Objective ▸ Go through the records from the first line and retype each one exactly, stopping once the line with "plt.rcParams['mathtext.bf'] = 'Liberation" is done. Pictures are left out.

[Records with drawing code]
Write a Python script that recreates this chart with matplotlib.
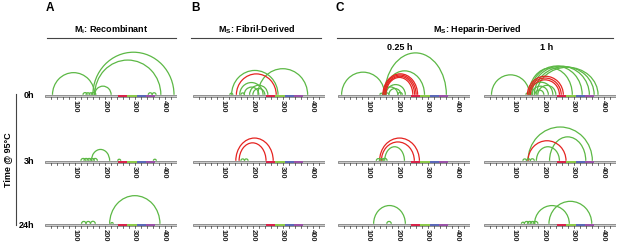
import matplotlib
matplotlib.use("Agg")
import matplotlib.pyplot as plt
from matplotlib.patches import Arc, Rectangle

plt.rcParams['font.family'] = ['Liberation Sans', 'DejaVu Sans']
plt.rcParams['mathtext.fontset'] = 'custom'
plt.rcParams['mathtext.rm'] = 'Liberation Sans'
plt.rcParams['mathtext.bf'] = 'Liberation Sans:bold'

# protein length and repeat domains (R1-R4)
seq_len = 441
domain_edges = [244, 275, 306, 337, 368]
domain_colors = ['#d8234a', '#8cc84b', '#5b68b8', '#9a52a8']
tick_labels = [100, 200, 300, 400]

GREEN = '#5cb845'
RED = '#e52421'

# contacts: (start residue, end residue, colour[, arc height in residue units])
recomb_0h = [(25, 166, 'g'), (160, 431, 'g'), (166, 387, 'g'), (166, 221, 'g'),
             (127, 141, 'g'), (137, 150, 'g'), (147, 160, 'g'), (155, 170, 'g'),
             (345, 358, 'g'), (358, 371, 'g')]
recomb_3h = [(155, 216, 'g', 38), (120, 135, 'g'), (130, 145, 'g'), (140, 155, 'g'),
             (150, 165, 'g'), (160, 175, 'g'), (243, 253, 'g'), (362, 372, 'g')]
recomb_24h = [(216, 384, 'g', 94), (122, 137, 'g'), (137, 152, 'g'), (152, 168, 'g'),
              (220, 228, 'g')]

fibril_0h = [(129, 284, 'g'), (217, 383, 'g'), (156, 234, 'g'), (171, 220, 'g'),
             (189, 250, 'g'), (200, 240, 'g'), (123, 133, 'g'), (160, 172, 'g'),
             (145, 278, 'r')]
fibril_3h = [(143, 268, 'r', 76), (154, 244, 'r', 60), (160, 172, 'g'), (172, 184, 'g')]
fibril_24h = []

hep025_0h = [(12, 156, 'g'), (156, 362, 'g', 140), (156, 289, 'g', 80), (150, 200, 'g'),
             (160, 225, 'g'), (170, 210, 'g'), (140, 150, 'g'), (148, 160, 'g'),
             (158, 170, 'g'), (200, 215, 'g'),
             (150, 266, 'r', 70), (153, 261, 'r', 66), (157, 256, 'r', 62), (160, 250, 'r', 58)]
hep025_3h = [(139, 272, 'r', 76), (145, 255, 'r', 63), (156, 222, 'g', 47),
             (128, 142, 'g'), (138, 152, 'g'), (148, 164, 'g')]
hep025_24h = [(119, 225, 'g', 61), (163, 178, 'g')]

hep1_0h = [(25, 152, 'g'), (150, 295, 'g', 90), (155, 328, 'g', 96), (160, 352, 'g', 96),
           (168, 368, 'g', 94), (176, 381, 'g', 92), (150, 230, 'g'), (160, 215, 'g'),
           (170, 200, 'g'), (180, 240, 'g'), (140, 152, 'g'), (150, 162, 'g'),
           (145, 265, 'r', 62), (150, 258, 'r', 56), (155, 252, 'r', 50)]
hep1_3h = [(147, 362, 'g'), (175, 252, 'g', 47), (219, 340, 'g', 80), (147, 274, 'r', 67),
           (130, 142, 'g'), (142, 155, 'g'), (155, 168, 'g')]
hep1_24h = [(169, 285, 'g'), (217, 360, 'g'), (125, 135, 'g'), (135, 150, 'g'),
            (145, 160, 'g'), (155, 170, 'g'), (165, 180, 'g')]

panels = [[recomb_0h, fibril_0h, hep025_0h, hep1_0h],
          [recomb_3h, fibril_3h, hep025_3h, hep1_3h],
          [recomb_24h, fibril_24h, hep025_24h, hep1_24h]]
row_labels = ['0h', '3h', '24h']

W, H = 617, 242
fig = plt.figure(figsize=(W / 100, H / 100), dpi=100)

# overlay in pixel coordinates for titles and lines
ov = fig.add_axes([0, 0, 1, 1])
ov.set_xlim(0, W)
ov.set_ylim(H, 0)
ov.axis('off')

col_x = [45, 193, 338, 484]
row_y = [96, 162, 225]
pw = 132
s = seq_len / pw  # residues per pixel

for r, ybar in enumerate(row_y):
    for c, x0 in enumerate(col_x):
        ax = fig.add_axes([x0 / W, 1 - (ybar + 25) / H, pw / W, 75 / H])
        ax.set_xlim(0, seq_len)
        ax.set_ylim(-25 * s, 50 * s)
        ax.axis('off')
        ax.add_patch(Rectangle((0, -5), seq_len, 10, fc='#c9c9c9', ec='#6f6f6f', lw=0.5))
        for i in range(4):
            ax.add_patch(Rectangle((domain_edges[i], -4.5), domain_edges[i + 1] - domain_edges[i],
                                   9, fc=domain_colors[i], ec='none'))
        for t in range(20, seq_len, 20):
            ax.plot([t, t], [-5, -9], color='#333333', lw=0.5)
        for t in tick_labels:
            ax.text(t, -12, str(t), rotation=-90, ha='center', va='top',
                    fontsize=5.4, fontweight='bold', color='#222222')
        for arc in panels[r][c]:
            a, b, col = arc[:3]
            h = arc[3] if len(arc) > 3 else (b - a) / 2 * 1.05
            ax.add_patch(Arc(((a + b) / 2, 4), b - a, 2 * h, theta1=0, theta2=180,
                             color=GREEN if col == 'g' else RED, lw=0.9))
    ov.text(34, ybar, row_labels[r], ha='right', va='center', fontsize=6.5, fontweight='bold')

# panel letters and headers
for x, lab in [(50, 'A'), (196, 'B'), (340, 'C')]:
    ov.text(x, 8, lab, ha='center', va='center', fontsize=8.5, fontweight='bold')

ov.text(111, 30, r'$\mathbf{M_i}$: Recombinant', ha='center', va='center', fontsize=6.5, fontweight='bold')
ov.text(256, 30, r'$\mathbf{M_S}$: Fibril-Derived', ha='center', va='center', fontsize=6.5, fontweight='bold')
ov.text(477, 30, r'$\mathbf{M_S}$: Heparin-Derived', ha='center', va='center', fontsize=6.5, fontweight='bold')
ov.plot([47, 176], [38, 38], color='#444444', lw=0.8)
ov.plot([191, 321], [38, 38], color='#444444', lw=0.8)
ov.plot([337, 613], [38, 38], color='#444444', lw=0.8)
ov.text(400, 48, '0.25 h', ha='center', va='center', fontsize=6.5, fontweight='bold')
ov.text(547, 48, '1 h', ha='center', va='center', fontsize=6.5, fontweight='bold')

# time axis
ov.plot([16, 16], [94, 225], color='#444444', lw=0.8)
ov.text(8, 160, 'Time @ 95°C', rotation=90, ha='center', va='center', fontsize=6.5, fontweight='bold')

fig.savefig('out.png', dpi=100)
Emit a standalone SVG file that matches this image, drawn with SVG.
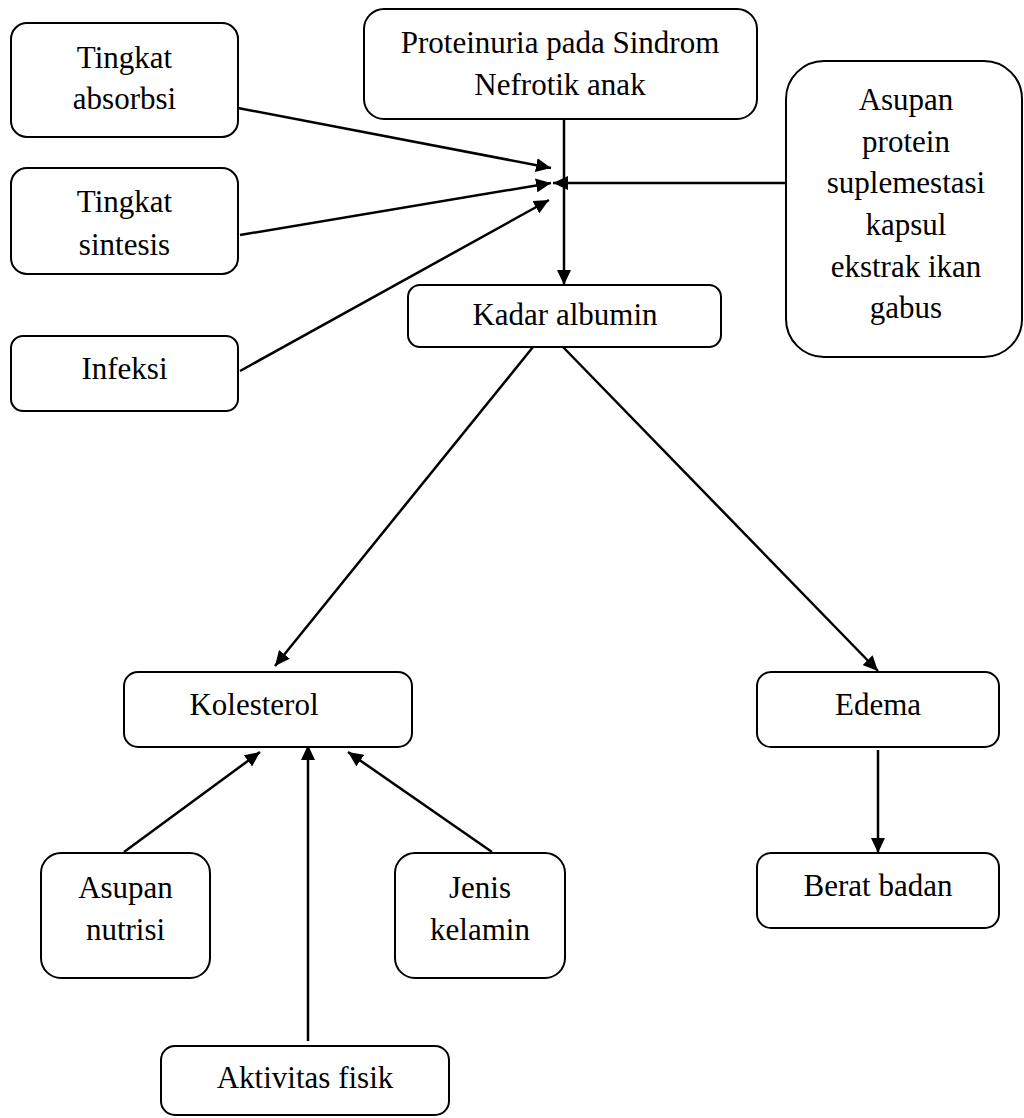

Answer to the task ▸
Write a Python script that recreates this chart with matplotlib.
import matplotlib
matplotlib.use("Agg")
import matplotlib.pyplot as plt
from matplotlib.patches import Arc, Rectangle

plt.rcParams['font.family'] = ['Liberation Sans', 'DejaVu Sans']
plt.rcParams['mathtext.fontset'] = 'custom'
plt.rcParams['mathtext.rm'] = 'Liberation Sans'
plt.rcParams['mathtext.bf'] = 'Liberation Sans:bold'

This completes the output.